On Ghosts is hence a multi-wayed work that intends to examine the phenomenon of presence by creating eroded sites of text through which both writer and reader become confronted with their own ghosts and/or ways of interpreting them. “These are ghosts not words,” speaks one voice of “Drifting Interlude” (43). The poet does not exclusively choose the words; rather, the words are themselves inhabitations, they are presences, they are ways through which a reader can enter the text. The game here is to make rooms for these visiting voices to populate; in this way, the poet and the book remain open to any guest that the structure may attract and thus the structure becomes inhabitable, an essential feature of any text that desires to engage a reader.

What I think is particularly successful about this project is that it is both experimental and experiential in spirit. The book both makes and questions itself simultaneously. “In the ghost, we are forced to play even if play is not the mode we want to adopt,” states the speaker in “Nursery Rhyme,” (37) reminding us that in writing and attempting to communicate across “the barriers that prevent access to other’s minds”[1], such as death, we are engaging in an ancient game that requires both destruction and formation.

On Ghosts is composed through the artifice of various structures. There are six pieces entitled “Incident”, eight that are titled as “Photographs,” and various other ‘ways’ of entering an experience, such as “Skepticism,” “Formulae,” “Translation,” “Nursery Rhyme,” and “Story,” to name a few.

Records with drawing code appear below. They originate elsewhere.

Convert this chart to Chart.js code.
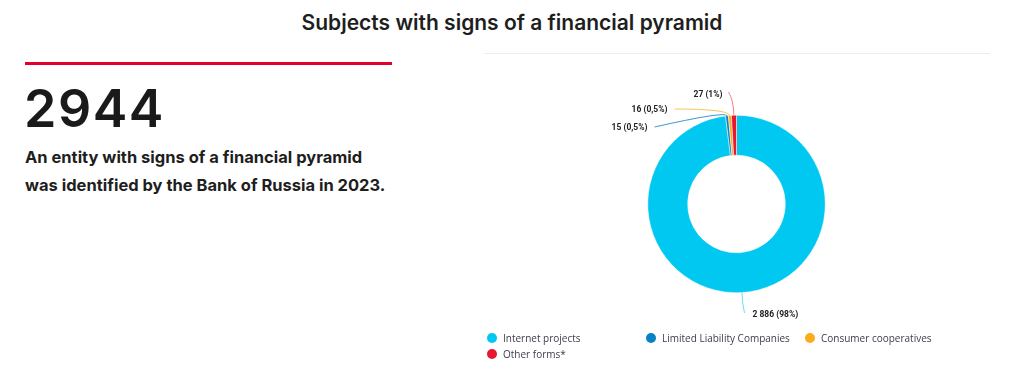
<!DOCTYPE html>
<html>
<head>
<meta charset="utf-8">
<title>Subjects with signs of a financial pyramid</title>
<script src="https://cdn.jsdelivr.net/npm/chart.js@4/dist/chart.umd.min.js"></script>
<style>
    html, body {
        margin: 0;
        padding: 0;
        background: #fff;
    }
    #page {
        position: relative;
        width: 1024px;
        height: 380px;
        overflow: hidden;
        font-family: Inter, "Noto Sans", sans-serif;
        color: #1a1a1a;
    }
    .title {
        position: absolute;
        left: 0;
        width: 1024px;
        top: 10px;
        text-align: center;
        font-weight: 600;
        font-size: 21px;
        color: #1e1e1e;
    }
    .rule-grey {
        position: absolute;
        left: 484px;
        top: 53px;
        width: 506px;
        height: 1px;
        background: #ececec;
    }
    .rule-red {
        position: absolute;
        left: 25px;
        top: 62px;
        width: 367px;
        height: 3px;
        background: #e4002b;
    }
    .big-number {
        position: absolute;
        left: 24px;
        top: 83px;
        font-size: 52px;
        font-weight: 600;
        letter-spacing: 1.5px;
        line-height: 1;
        color: #1a1a1a;
    }
    .caption {
        position: absolute;
        left: 25px;
        top: 143px;
        font-size: 16.5px;
        font-weight: 700;
        line-height: 28px;
        color: #1e1e1e;
    }
    #pie {
        position: absolute;
        left: 460px;
        top: 60px;
    }
    #legend {
        position: absolute;
        left: 487px;
        top: 330px;
        display: grid;
        grid-template-columns: 159px 159px auto;
        grid-auto-rows: 16px;
        font-family: "Open Sans", sans-serif;
        font-size: 10px;
        color: #3d3d4d;
    }
    #legend .item {
        display: flex;
        align-items: center;
        white-space: nowrap;
    }
    #legend .dot {
        width: 10px;
        height: 10px;
        border-radius: 50%;
        margin-right: 6px;
        flex: none;
    }
</style>
</head>
<body>
<div id="page">
    <div class="title">Subjects with signs of a financial pyramid</div>
    <div class="rule-grey"></div>
    <div class="rule-red"></div>
    <div class="big-number">2944</div>
    <div class="caption">An entity with signs of a financial pyramid<br>was identified by the Bank of Russia in 2023.</div>
    <canvas id="pie" width="553" height="290"></canvas>
    <div id="legend"></div>
</div>

<script>
// Chart data
var categories = ['Internet projects', 'Limited Liability Companies', 'Consumer cooperatives', 'Other forms*'];
var counts = [2886, 15, 16, 27];
var shares = ['98%', '0,5%', '0,5%', '1%'];

var sliceColors = ['#00c8f0', '#0a80c6', '#fbab1c', '#e5182f'];
var lineColors = ['rgba(0, 200, 240, 0.6)', 'rgba(10, 128, 198, 0.8)', 'rgba(251, 171, 28, 0.7)', 'rgba(229, 24, 47, 0.55)'];

// where each callout sits, relative to the centre of the ring
var calloutLayout = [
    { elbow: [6, 101], end: [8, 109], text: [16, 111], align: 'left' },
    { elbow: [-11, -93], end: [-82, -77], text: [-89, -76], align: 'right' },
    { elbow: [-8, -95], end: [-62, -95], text: [-69, -94], align: 'right' },
    { elbow: [-3, -104], end: [-8, -112], text: [-14, -109], align: 'right' }
];

function formatCount(n) {
    return String(n).replace(/\B(?=(\d{3})+(?!\d))/g, ' ');
}

var calloutPlugin = {
    id: 'callouts',
    afterDatasetsDraw: function(chart) {
        var ctx = chart.ctx;
        var arcs = chart.getDatasetMeta(0).data;
        ctx.save();
        arcs.forEach(function(arc, i) {
            var p = arc.getProps(['x', 'y', 'startAngle', 'endAngle', 'outerRadius'], true);
            var mid = (p.startAngle + p.endAngle) / 2;
            var sx = p.x + Math.cos(mid) * p.outerRadius;
            var sy = p.y + Math.sin(mid) * p.outerRadius;
            var lay = calloutLayout[i];

            ctx.beginPath();
            ctx.strokeStyle = lineColors[i];
            ctx.lineWidth = 1;
            ctx.lineJoin = 'round';
            ctx.moveTo(sx, sy);
            ctx.quadraticCurveTo(p.x + lay.elbow[0], p.y + lay.elbow[1], p.x + lay.end[0], p.y + lay.end[1]);
            ctx.stroke();

            ctx.fillStyle = '#222';
            ctx.font = 'bold 8.5px Roboto, sans-serif';
            ctx.textAlign = lay.align;
            ctx.textBaseline = 'middle';
            ctx.fillText(formatCount(counts[i]) + ' (' + shares[i] + ')', p.x + lay.text[0], p.y + lay.text[1]);
        });
        ctx.restore();
    }
};

var chart = new Chart(document.getElementById('pie'), {
    type: 'doughnut',
    data: {
        labels: categories,
        datasets: [{
            data: counts,
            backgroundColor: sliceColors,
            borderColor: '#ffffff',
            borderWidth: 0.5
        }]
    },
    options: {
        responsive: false,
        animation: false,
        cutout: '55%',
        layout: {
            padding: { top: 55, bottom: 57 }
        },
        plugins: {
            legend: { display: false },
            tooltip: { enabled: false }
        }
    },
    plugins: [calloutPlugin]
});

// Legend built from the chart's own labels and colours
var legendBox = document.getElementById('legend');
chart.data.labels.forEach(function(label, i) {
    var item = document.createElement('div');
    item.className = 'item';
    var dot = document.createElement('span');
    dot.className = 'dot';
    dot.style.background = chart.data.datasets[0].backgroundColor[i];
    var text = document.createElement('span');
    text.textContent = label;
    item.appendChild(dot);
    item.appendChild(text);
    legendBox.appendChild(item);
});
</script>
</body>
</html>
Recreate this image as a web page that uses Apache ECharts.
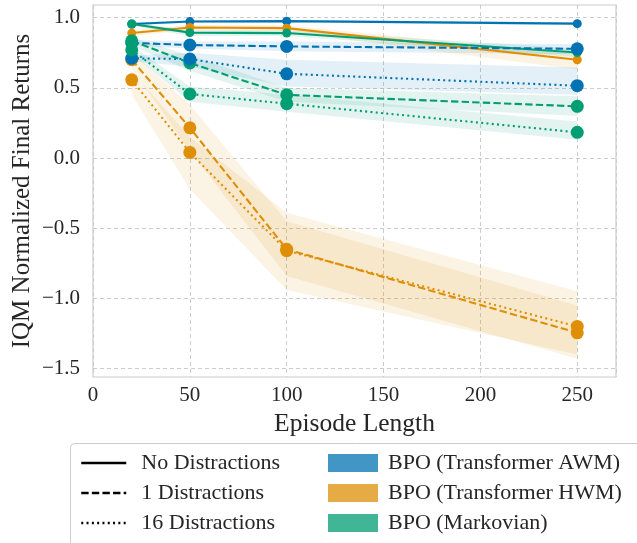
<!DOCTYPE html>
<html>
<head>
<meta charset="utf-8">
<script src="https://cdn.jsdelivr.net/npm/echarts@6/dist/echarts.min.js"></script>
<style>html,body{margin:0;padding:0;background:#fff}#c{width:637px;height:543px}</style>
</head>
<body>
<div id="c"></div>
<script>
// ---- data ----
const episodeLengths = [20, 50, 100, 250];
const xTickValues = [0, 50, 100, 150, 200, 250];
const yTickValues = [-1.5, -1.0, -0.5, 0.0, 0.5, 1.0];

// BPO (Transformer AWM)
const awmNone = [0.955, 0.972, 0.975, 0.957];
const awmNoneLo = [0.945, 0.962, 0.965, 0.945];
const awmNoneHi = [0.965, 0.982, 0.985, 0.967];
const awmOne = [0.82, 0.805, 0.795, 0.778];
const awmOneLo = [0.80, 0.78, 0.76, 0.74];
const awmOneHi = [0.84, 0.83, 0.83, 0.81];
const awmSixteen = [0.71, 0.705, 0.600, 0.515];
const awmSixteenLo = [0.69, 0.65, 0.51, 0.45];
const awmSixteenHi = [0.73, 0.75, 0.70, 0.645];

// BPO (Transformer HWM)
const hwmNone = [0.89, 0.93, 0.925, 0.70];
const hwmNoneLo = [0.87, 0.91, 0.90, 0.63];
const hwmNoneHi = [0.91, 0.95, 0.945, 0.74];
const hwmOne = [0.70, 0.215, -0.65, -1.245];
const hwmOneLo = [0.64, 0.05, -0.84, -1.43];
const hwmOneHi = [0.75, 0.38, -0.45, -1.05];
const hwmSixteen = [0.557, 0.04, -0.66, -1.20];
const hwmSixteenLo = [0.45, -0.22, -0.94, -1.40];
const hwmSixteenHi = [0.62, 0.15, -0.39, -0.95];

// BPO (Markovian)
const mkvNone = [0.955, 0.893, 0.89, 0.752];
const mkvNoneLo = [0.94, 0.87, 0.87, 0.72];
const mkvNoneHi = [0.97, 0.91, 0.91, 0.78];
const mkvOne = [0.835, 0.677, 0.45, 0.368];
const mkvOneLo = [0.80, 0.62, 0.40, 0.30];
const mkvOneHi = [0.86, 0.73, 0.50, 0.44];
const mkvSixteen = [0.77, 0.456, 0.387, 0.183];
const mkvSixteenLo = [0.74, 0.40, 0.33, 0.13];
const mkvSixteenHi = [0.80, 0.51, 0.45, 0.26];

const distractionNames = ['No Distractions', '1 Distractions', '16 Distractions'];
const modelNames = ['BPO (Transformer AWM)', 'BPO (Transformer HWM)', 'BPO (Markovian)'];

// ---- styling ----
const FONT = 'Liberation Serif';
const TXT = '#262626';
const GRIDC = '#cccccc';
const modelColors = ['#0173b2', '#de8f05', '#029e73'];
const modelRGB = [[1,115,178],[222,143,5],[2,158,115]];
const dashTypes = ['solid', [7.4, 3.2], [2, 3.3]];
const markerSizes = [9, 13, 13];

const yMin = -1.56, yMax = 1.09, xMin = 0, xMax = 270;
const gridTop = 5, gridBottom = 166, gridLeft = 93, gridRight = 21;
const plotH = 543 - gridTop - gridBottom;
const ppu = plotH / (yMax - yMin);
const tickTop = gridTop + (yMax - yTickValues[yTickValues.length - 1]) * ppu;
const tickBottom = gridBottom + (yTickValues[0] - yMin) * ppu;

// [model][distraction]
const table = [
  [[awmNone, awmNoneLo, awmNoneHi], [awmOne, awmOneLo, awmOneHi], [awmSixteen, awmSixteenLo, awmSixteenHi]],
  [[hwmNone, hwmNoneLo, hwmNoneHi], [hwmOne, hwmOneLo, hwmOneHi], [hwmSixteen, hwmSixteenLo, hwmSixteenHi]],
  [[mkvNone, mkvNoneLo, mkvNoneHi], [mkvOne, mkvOneLo, mkvOneHi], [mkvSixteen, mkvSixteenLo, mkvSixteenHi]]
];

const pts = arr => episodeLengths.map((x, i) => [x, arr[i]]);
const series = [];

// bands as polygons through the axis scales
for (let m = 0; m < 3; m++) {
  for (let d = 0; d < 3; d++) {
    const lo = table[m][d][1], hi = table[m][d][2];
    const c = modelRGB[m];
    series.push({
      type: 'custom', name: 'band_' + m + '_' + d, xAxisIndex: 0, yAxisIndex: 0,
      data: [[episodeLengths[0], lo[0]]], z: 1, silent: true, clip: true,
      renderItem: (params, api) => {
        const upper = episodeLengths.map((x, i) => api.coord([x, hi[i]]));
        const lower = episodeLengths.map((x, i) => api.coord([x, lo[i]])).reverse();
        return { type: 'polygon', shape: { points: upper.concat(lower) },
          style: { fill: `rgba(${c[0]},${c[1]},${c[2]},0.11)`, stroke: 'none' } };
      }
    });
  }
}

// lines: order by distraction level, then model
for (let d = 0; d < 3; d++) {
  for (let m = 0; m < 3; m++) {
    const mid = table[m][d][0];
    series.push({
      type: 'line', name: 'l_' + m + '_' + d, xAxisIndex: 0, yAxisIndex: 0,
      data: pts(mid), symbol: 'circle', symbolSize: markerSizes[d], showSymbol: true,
      lineStyle: { color: modelColors[m], width: 2.1, type: dashTypes[d] },
      itemStyle: { color: modelColors[m], borderWidth: 0 },
      z: 3 + d, silent: true
    });
  }
}

// dummy series for legends
distractionNames.forEach((n, d) => series.push({
  type: 'line', name: n, xAxisIndex: 0, yAxisIndex: 0, data: [], symbol: 'none',
  lineStyle: { color: '#000', width: 2, type: dashTypes[d] }, itemStyle: { color: '#000' }
}));
modelNames.forEach((n, m) => series.push({
  type: 'line', name: n, xAxisIndex: 0, yAxisIndex: 0, data: [], symbol: 'none',
  itemStyle: { color: `rgba(${modelRGB[m].join(',')},0.75)` }
}));

const fmtY = v => (v < 0 ? '\u2212' : '') + Math.abs(v).toFixed(1);

const option = {
  animation: false,
  backgroundColor: '#fff',
  grid: [
    { left: gridLeft, right: gridRight, top: gridTop, bottom: gridBottom, show: true, borderColor: GRIDC, borderWidth: 1.2 },
    { left: gridLeft, right: gridRight, top: tickTop, bottom: tickBottom }
  ],
  xAxis: [
    { type: 'value', gridIndex: 0, min: xMin, max: xMax, interval: 50,
      axisLine: { show: false }, axisTick: { show: false },
      axisLabel: { fontFamily: FONT, fontSize: 21, color: TXT, margin: 8, showMaxLabel: false,
        formatter: v => xTickValues.includes(v) ? String(v) : '' },
      splitLine: { show: true, lineStyle: { color: GRIDC, width: 1, type: [4, 3] } },
      name: 'Episode Length', nameLocation: 'middle', nameGap: 32,
      nameTextStyle: { fontFamily: FONT, fontSize: 25.5, color: TXT } },
    { type: 'value', gridIndex: 1, min: xMin, max: xMax, show: false }
  ],
  yAxis: [
    { type: 'value', gridIndex: 0, min: yMin, max: yMax,
      axisLine: { show: false }, axisTick: { show: false }, axisLabel: { show: false },
      splitLine: { show: false },
      name: 'IQM Normalized Final Returns', nameLocation: 'middle', nameGap: 58,
      nameTextStyle: { fontFamily: FONT, fontSize: 25, color: TXT } },
    { type: 'value', gridIndex: 1, min: yTickValues[0], max: yTickValues[yTickValues.length - 1], interval: 0.5,
      axisLine: { show: false }, axisTick: { show: false },
      axisLabel: { fontFamily: FONT, fontSize: 21, color: TXT, margin: 13, formatter: fmtY },
      splitLine: { show: true, lineStyle: { color: GRIDC, width: 1, type: [4, 3] } } }
  ],
  legend: [
    { orient: 'vertical', left: 75, top: 447, itemWidth: 45, itemHeight: 14, itemGap: 8,
      selectedMode: false,
      data: distractionNames.map((n, d) => ({ name: n, itemStyle: { opacity: 0 },
        lineStyle: { color: '#000', width: 2.5, type: dashTypes[d] } })),
      textStyle: { fontFamily: FONT, fontSize: 22, color: TXT, lineHeight: 22, padding: [0, 0, 0, 10] } },
    { orient: 'vertical', left: 323, top: 447, itemWidth: 50, itemHeight: 18, itemGap: 8,
      selectedMode: false,
      data: modelNames.map((n, m) => ({ name: n, icon: 'rect',
        itemStyle: { color: `rgba(${modelRGB[m].join(',')},0.75)` } })),
      textStyle: { fontFamily: FONT, fontSize: 22, color: TXT, lineHeight: 22, padding: [0, 0, 0, 5] } }
  ],
  graphic: [
    { type: 'rect', z: 0, shape: { x: 70.5, y: 443.5, width: 620, height: 140, r: 4 },
      style: { fill: '#fff', stroke: GRIDC, lineWidth: 1 } }
  ],
  series
};

const chart = echarts.init(document.getElementById('c'), null, { renderer: 'canvas' });
chart.setOption(option);
</script>
</body>
</html>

Within the pieces, certain conclusions are drawn but they are never closed: “another child speculates that it “is in the nature of the ghost to be broken,” (16), “all ghosts are broken,” (18),  “a ghost is by definition broken,” (37).  This circular, disclosive quality of On Ghosts enacts how voices are able to find their way into a work and manifest differently depending upon the conditions that the work sets.

Robinson tells us in the book’s second sentence the inspiration of the work: “it arises in relation to the possibility that a self or a site might be haunted.” But On Ghosts’ thesis—the belief that the presence of ghosts tells more about the structure than it does of the phantom—reaches beyond its muse. It’s no surprise (although it’s still a delight) that the books’ commanding speaker’s favorite story is about how a man and an object managed to connect:

“One day at home, the man realizes that the tap in the sink is drip-

ping. He hears the same song he has been incessantly humming.

“The story never makes a point that the man drank what issued

from this tap.

“We are left to speculate how the tune transported itself from an

inactive faucet to the throat of a man.”

(55-56)

I am the ghost of answering questions. Beware me. Keep me at a distance as I keep you at a distance,” writes Spicer in Robinson’s epigraph. Through language, ghosts are speaking. It’s hard to know which–“the question of who was speaking was difficult”– but Robinson at least embeds us in the question.

 


[1] From Allen Grossman’s “Poetry: A Basic Course.” Tape 1A, “London Bridge is Falling Down.” The Teaching Company: Arlington, VA. 1994.